Ia pun mengingatkan daya beli masyarakat adalah pendorong utama pertumbuhan ekonomi Indonesia, dengan kontribusi konsumsi rumah tangga mencapai 57 persen dari total produk domestik bruto (PDB). Ia khawatir penurunan daya beli ini akan menghambat target pemerintah untuk mencapai pertumbuhan ekonomi sebesar 8 persen.

“Struktur masyarakat Indonesia kan didominasi oleh kelas menengah bawah. Artinya kalau ini terganggu, pertumbuhan ekonomi Indonesia juga terdampak,” ucapnya.

Ketua Umum Himpunan Peritel dan Penyewa Pusat Perbelanjaan Indonesia (HIPPINDO), Budihardjo Iduansjah juga menyatakan keprihatinannya. Menurut dia, kenaikan PPN akan menjadi beban tambahan bagi pelaku usaha, terutama dalam hal likuiditas.

Budihardjo menilai kenaikan PPN menjadi 12 persen akan mempengaruhi cash flow pelaku usaha, terutama karena mereka harus membayar pajak di awal meski pembayaran dari konsumen belum diterima sepenuhnya.

“Artinya, kadang-kadang kita harus setor pajak, sedangkan kita belum terima pembayaran. PPN 12 persen itu cukup besar. Jadi likuiditasnya terserap ke pajak sih,” katanya.

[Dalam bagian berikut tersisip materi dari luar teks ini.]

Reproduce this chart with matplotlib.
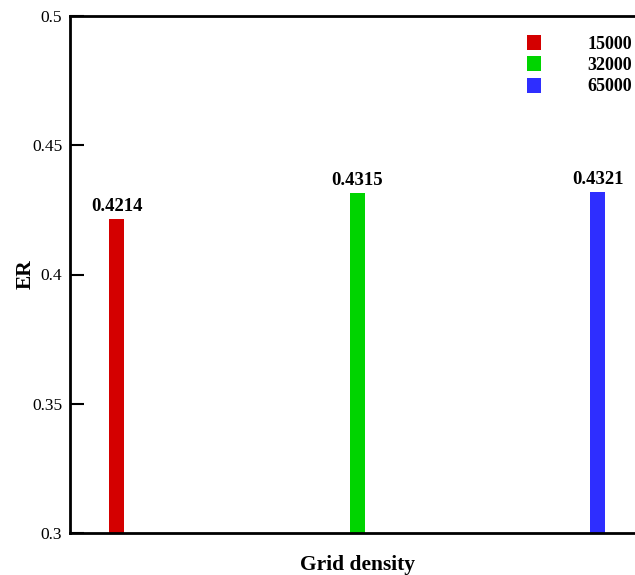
import matplotlib
matplotlib.use("Agg")
import matplotlib.pyplot as plt
from matplotlib.patches import Patch

categories = ["15000", "32000", "65000"]
values = [0.4214, 0.4315, 0.4321]
colors = ["#d40000", "#00d400", "#2e2eff"]
yticks = [0.3, 0.35, 0.4, 0.45, 0.5]
ytick_labels = ["0.3", "0.35", "0.4", "0.45", "0.5"]

plt.rcParams['font.family'] = ['Liberation Serif', 'DejaVu Serif']

fig = plt.figure(figsize=(6.35, 5.75), dpi=100)
ax = fig.add_axes([70/635, 1-533/575, (646-70)/635, (533-16)/575])

xs = [1, 2, 3]
ax.bar(xs, [v - 0.3 for v in values], bottom=0.3, width=0.0625, color=colors)
for x, v in zip(xs, values):
    ax.text(x, v + 0.0015, f"{v:.4f}", ha="center", va="bottom",
            fontsize=13.5, fontweight="bold")

ax.set_xlim(0.805, 3.2)
ax.set_ylim(0.3, 0.5)
ax.set_yticks(yticks)
ax.set_yticklabels(ytick_labels, fontsize=12.5)
ax.set_xticks([])
ax.tick_params(axis="y", direction="in", length=10, width=1.5, pad=5.5)
for s in ["left", "bottom", "top"]:
    ax.spines[s].set_linewidth(2)
ax.spines["right"].set_visible(False)

ax.set_xlabel("Grid density", fontsize=15.5, fontweight="bold", labelpad=16)
ax.set_ylabel("ER", fontsize=15.5, fontweight="bold")
ax.yaxis.set_label_coords((36 - 70) / 576, 0.5)

handles = [Patch(facecolor=c, edgecolor="none") for c in colors]
leg = fig.legend(handles, categories, loc="upper left",
                 bbox_to_anchor=(527/635, 1-35/575), frameon=False,
                 prop={"weight": "bold", "size": 13},
                 handlelength=0.75, handleheight=0.9, handletextpad=2.6,
                 labelspacing=0.2, borderpad=0, borderaxespad=0)

fig.savefig("out.png", dpi=100)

Selain itu, Budihardjo menyoroti daya beli masyarakat yang belum sepenuhnya pulih sejak pandemi COVID-19, sehingga kebijakan kenaikan PPN 12 persen ini dianggap tidak tepat waktu.

Oleh sebab itu, para pengusaha secara kompak meminta pemerintah untuk meninjau ulang kebijakan ini. Jika pemerintah tetap menaikkan PPN jadi 12 persen, mereka berharap ada insentif atau stimulus yang diberikan untuk menjaga daya beli masyarakat, khususnya kelas menengah bawah, agar dampak negatif dapat diminimalisir.

“Kalau memang ini harus dilakukan (kenaikan) PPN 12 persen, penerimaan negara itu dibalikin ke bawah. Diberikan program-program yang menyentuh bawah, sehingga daya belinya naik ke atas,” ucapnya.

Sejalan untuk meminta penundaan implementasi PPN 12 persen, Budihardjo berencana menyurati Menteri Keuangan Sri Mulyani Indrawati untuk melakukan audiensi.

“Ya kami kan dari awal mengimbau untuk ditunda PPN 12 persen karena situasinya sedang tidak tepat dan kami sedang merencanakan untuk PPN ini untuk mengirim surat ke Ibu Menteri (Sri Mulyani) melakukan audiensi,” katanya.

Meski demikian, dia tak menampik ihwal kenaikan PPN 12 persen telah tercantum dalam Undang-Undang. Namun, menurutnya itu bisa diganti dengan peraturan pengganti undang-undang untuk sementara waktu dari Presiden.

“Memang ini adalah undang-undang, tapi kan mungkin bisa dibantu dengan PERPU, mungkin peraturan Presiden pengganti undang-undang. Poinnya kami minta ditunda 1-2 tahun atau gimana, sambil lihat situasi itu. Jangan dilakukan dulu di Januari 2025, karena waktu sangat pepet,” lanjut Budihardjo.